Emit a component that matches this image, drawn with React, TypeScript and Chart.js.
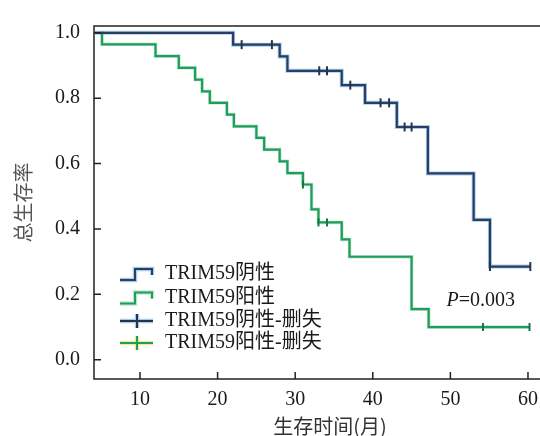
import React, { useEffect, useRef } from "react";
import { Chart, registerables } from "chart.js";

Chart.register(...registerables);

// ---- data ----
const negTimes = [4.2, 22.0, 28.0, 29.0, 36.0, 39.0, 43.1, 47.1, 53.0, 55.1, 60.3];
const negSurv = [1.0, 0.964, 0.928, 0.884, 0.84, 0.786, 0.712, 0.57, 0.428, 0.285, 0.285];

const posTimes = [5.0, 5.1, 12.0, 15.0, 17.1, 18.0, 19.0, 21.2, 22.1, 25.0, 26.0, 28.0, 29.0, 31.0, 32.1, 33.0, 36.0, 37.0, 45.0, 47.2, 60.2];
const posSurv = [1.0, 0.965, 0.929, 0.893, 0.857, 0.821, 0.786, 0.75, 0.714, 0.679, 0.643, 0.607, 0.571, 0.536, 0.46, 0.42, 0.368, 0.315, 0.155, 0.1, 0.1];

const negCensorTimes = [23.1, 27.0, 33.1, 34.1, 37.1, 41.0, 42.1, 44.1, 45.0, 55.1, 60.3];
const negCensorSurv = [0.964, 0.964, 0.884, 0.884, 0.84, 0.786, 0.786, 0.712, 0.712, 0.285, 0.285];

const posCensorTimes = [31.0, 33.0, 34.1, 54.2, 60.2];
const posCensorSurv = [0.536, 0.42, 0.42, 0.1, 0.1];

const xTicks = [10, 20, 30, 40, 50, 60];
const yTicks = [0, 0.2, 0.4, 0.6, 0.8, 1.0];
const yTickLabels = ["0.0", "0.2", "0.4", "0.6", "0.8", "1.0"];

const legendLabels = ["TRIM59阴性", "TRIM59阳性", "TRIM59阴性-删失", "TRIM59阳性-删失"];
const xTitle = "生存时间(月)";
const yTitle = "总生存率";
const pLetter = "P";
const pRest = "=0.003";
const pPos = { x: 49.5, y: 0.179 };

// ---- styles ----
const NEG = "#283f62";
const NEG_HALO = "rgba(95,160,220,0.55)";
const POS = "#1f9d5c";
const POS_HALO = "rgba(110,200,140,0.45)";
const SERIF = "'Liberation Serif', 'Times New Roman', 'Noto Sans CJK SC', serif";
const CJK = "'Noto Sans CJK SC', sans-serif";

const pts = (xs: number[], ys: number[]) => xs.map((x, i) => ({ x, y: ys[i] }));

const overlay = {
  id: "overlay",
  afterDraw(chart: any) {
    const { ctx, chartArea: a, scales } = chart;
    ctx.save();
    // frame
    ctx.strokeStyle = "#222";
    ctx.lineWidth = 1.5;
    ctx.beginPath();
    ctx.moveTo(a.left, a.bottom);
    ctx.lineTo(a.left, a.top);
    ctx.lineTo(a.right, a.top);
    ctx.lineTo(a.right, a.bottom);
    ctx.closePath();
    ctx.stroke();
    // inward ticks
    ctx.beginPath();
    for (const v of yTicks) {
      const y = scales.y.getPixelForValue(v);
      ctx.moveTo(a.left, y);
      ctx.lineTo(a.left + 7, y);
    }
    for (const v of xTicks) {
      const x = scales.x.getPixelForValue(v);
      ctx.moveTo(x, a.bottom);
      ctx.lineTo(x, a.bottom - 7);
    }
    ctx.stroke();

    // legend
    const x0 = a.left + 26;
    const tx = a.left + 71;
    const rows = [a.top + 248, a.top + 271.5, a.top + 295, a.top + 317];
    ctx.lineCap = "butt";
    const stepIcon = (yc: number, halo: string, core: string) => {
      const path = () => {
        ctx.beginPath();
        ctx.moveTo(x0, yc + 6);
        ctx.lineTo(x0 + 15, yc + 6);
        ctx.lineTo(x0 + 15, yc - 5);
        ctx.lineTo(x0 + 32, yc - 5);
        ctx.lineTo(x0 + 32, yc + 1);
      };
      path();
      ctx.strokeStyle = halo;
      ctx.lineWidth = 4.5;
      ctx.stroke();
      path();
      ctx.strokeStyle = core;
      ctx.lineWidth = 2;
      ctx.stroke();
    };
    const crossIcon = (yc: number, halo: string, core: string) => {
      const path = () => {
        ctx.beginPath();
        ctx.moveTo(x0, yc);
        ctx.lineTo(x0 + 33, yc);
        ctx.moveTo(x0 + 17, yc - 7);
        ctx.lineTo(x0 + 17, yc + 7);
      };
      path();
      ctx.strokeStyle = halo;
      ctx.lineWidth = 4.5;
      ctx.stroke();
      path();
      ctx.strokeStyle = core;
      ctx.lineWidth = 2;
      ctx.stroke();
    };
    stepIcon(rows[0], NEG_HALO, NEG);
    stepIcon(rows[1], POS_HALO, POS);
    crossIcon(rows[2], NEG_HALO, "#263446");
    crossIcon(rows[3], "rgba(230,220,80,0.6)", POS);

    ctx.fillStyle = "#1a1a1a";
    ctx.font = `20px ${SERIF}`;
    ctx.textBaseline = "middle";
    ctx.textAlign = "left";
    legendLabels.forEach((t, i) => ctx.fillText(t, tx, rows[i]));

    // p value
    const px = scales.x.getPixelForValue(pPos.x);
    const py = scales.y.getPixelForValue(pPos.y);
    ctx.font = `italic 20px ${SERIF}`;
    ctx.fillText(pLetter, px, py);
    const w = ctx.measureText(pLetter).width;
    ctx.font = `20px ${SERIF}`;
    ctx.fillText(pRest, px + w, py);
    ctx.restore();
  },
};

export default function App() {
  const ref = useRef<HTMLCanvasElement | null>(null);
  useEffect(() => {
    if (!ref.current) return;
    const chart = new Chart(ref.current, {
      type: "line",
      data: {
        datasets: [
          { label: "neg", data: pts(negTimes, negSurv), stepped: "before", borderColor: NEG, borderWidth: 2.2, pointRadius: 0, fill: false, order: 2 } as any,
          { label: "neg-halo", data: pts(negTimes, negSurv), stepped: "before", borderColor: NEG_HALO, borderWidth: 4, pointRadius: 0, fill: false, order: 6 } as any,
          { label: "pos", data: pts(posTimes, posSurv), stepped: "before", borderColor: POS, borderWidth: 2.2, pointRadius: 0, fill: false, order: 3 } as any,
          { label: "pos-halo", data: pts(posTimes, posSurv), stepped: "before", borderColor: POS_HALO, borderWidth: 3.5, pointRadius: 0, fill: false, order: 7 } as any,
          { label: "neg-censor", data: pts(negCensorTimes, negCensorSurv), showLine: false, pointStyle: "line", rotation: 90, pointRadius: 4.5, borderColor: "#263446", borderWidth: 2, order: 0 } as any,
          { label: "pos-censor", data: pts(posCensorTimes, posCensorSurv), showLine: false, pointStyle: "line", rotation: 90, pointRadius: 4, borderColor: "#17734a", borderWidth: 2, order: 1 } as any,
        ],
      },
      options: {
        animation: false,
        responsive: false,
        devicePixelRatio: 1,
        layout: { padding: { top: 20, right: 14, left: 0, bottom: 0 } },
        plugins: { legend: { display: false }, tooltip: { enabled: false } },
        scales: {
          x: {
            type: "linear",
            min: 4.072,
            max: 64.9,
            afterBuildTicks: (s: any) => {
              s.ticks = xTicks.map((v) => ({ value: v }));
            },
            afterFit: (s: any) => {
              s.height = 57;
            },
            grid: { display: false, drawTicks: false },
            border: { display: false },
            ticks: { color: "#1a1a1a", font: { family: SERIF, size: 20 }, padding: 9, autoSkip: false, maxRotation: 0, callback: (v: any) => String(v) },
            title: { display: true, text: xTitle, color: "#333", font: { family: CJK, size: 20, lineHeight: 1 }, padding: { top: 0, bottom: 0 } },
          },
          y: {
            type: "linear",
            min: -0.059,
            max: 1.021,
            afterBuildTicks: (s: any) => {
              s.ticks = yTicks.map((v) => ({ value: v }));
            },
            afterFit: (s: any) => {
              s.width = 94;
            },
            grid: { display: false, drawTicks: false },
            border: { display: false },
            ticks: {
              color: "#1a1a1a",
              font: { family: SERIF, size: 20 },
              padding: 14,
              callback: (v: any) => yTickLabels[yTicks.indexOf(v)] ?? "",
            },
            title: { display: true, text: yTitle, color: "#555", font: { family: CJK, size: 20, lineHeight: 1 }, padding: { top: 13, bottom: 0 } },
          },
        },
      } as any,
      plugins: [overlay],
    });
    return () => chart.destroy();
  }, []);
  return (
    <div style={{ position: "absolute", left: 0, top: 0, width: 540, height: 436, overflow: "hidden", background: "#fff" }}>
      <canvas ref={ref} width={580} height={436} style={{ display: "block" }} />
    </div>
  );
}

▶ [EXERCISE REQUIREMENTS] Pictures stay out. Print the data exactly, from its first line through the line containing "const pts = (xs: number[], ys: number[])".

▶ [COMPLETED TASK]
Emit a component that matches this image, drawn with React, TypeScript and Chart.js.
import React, { useEffect, useRef } from "react";
import { Chart, registerables } from "chart.js";

Chart.register(...registerables);

// ---- data ----
const negTimes = [4.2, 22.0, 28.0, 29.0, 36.0, 39.0, 43.1, 47.1, 53.0, 55.1, 60.3];
const negSurv = [1.0, 0.964, 0.928, 0.884, 0.84, 0.786, 0.712, 0.57, 0.428, 0.285, 0.285];

const posTimes = [5.0, 5.1, 12.0, 15.0, 17.1, 18.0, 19.0, 21.2, 22.1, 25.0, 26.0, 28.0, 29.0, 31.0, 32.1, 33.0, 36.0, 37.0, 45.0, 47.2, 60.2];
const posSurv = [1.0, 0.965, 0.929, 0.893, 0.857, 0.821, 0.786, 0.75, 0.714, 0.679, 0.643, 0.607, 0.571, 0.536, 0.46, 0.42, 0.368, 0.315, 0.155, 0.1, 0.1];

const negCensorTimes = [23.1, 27.0, 33.1, 34.1, 37.1, 41.0, 42.1, 44.1, 45.0, 55.1, 60.3];
const negCensorSurv = [0.964, 0.964, 0.884, 0.884, 0.84, 0.786, 0.786, 0.712, 0.712, 0.285, 0.285];

const posCensorTimes = [31.0, 33.0, 34.1, 54.2, 60.2];
const posCensorSurv = [0.536, 0.42, 0.42, 0.1, 0.1];

const xTicks = [10, 20, 30, 40, 50, 60];
const yTicks = [0, 0.2, 0.4, 0.6, 0.8, 1.0];
const yTickLabels = ["0.0", "0.2", "0.4", "0.6", "0.8", "1.0"];

const legendLabels = ["TRIM59阴性", "TRIM59阳性", "TRIM59阴性-删失", "TRIM59阳性-删失"];
const xTitle = "生存时间(月)";
const yTitle = "总生存率";
const pLetter = "P";
const pRest = "=0.003";
const pPos = { x: 49.5, y: 0.179 };

// ---- styles ----
const NEG = "#283f62";
const NEG_HALO = "rgba(95,160,220,0.55)";
const POS = "#1f9d5c";
const POS_HALO = "rgba(110,200,140,0.45)";
const SERIF = "'Liberation Serif', 'Times New Roman', 'Noto Sans CJK SC', serif";
const CJK = "'Noto Sans CJK SC', sans-serif";

const pts = (xs: number[], ys: number[]) => xs.map((x, i) => ({ x, y: ys[i] }));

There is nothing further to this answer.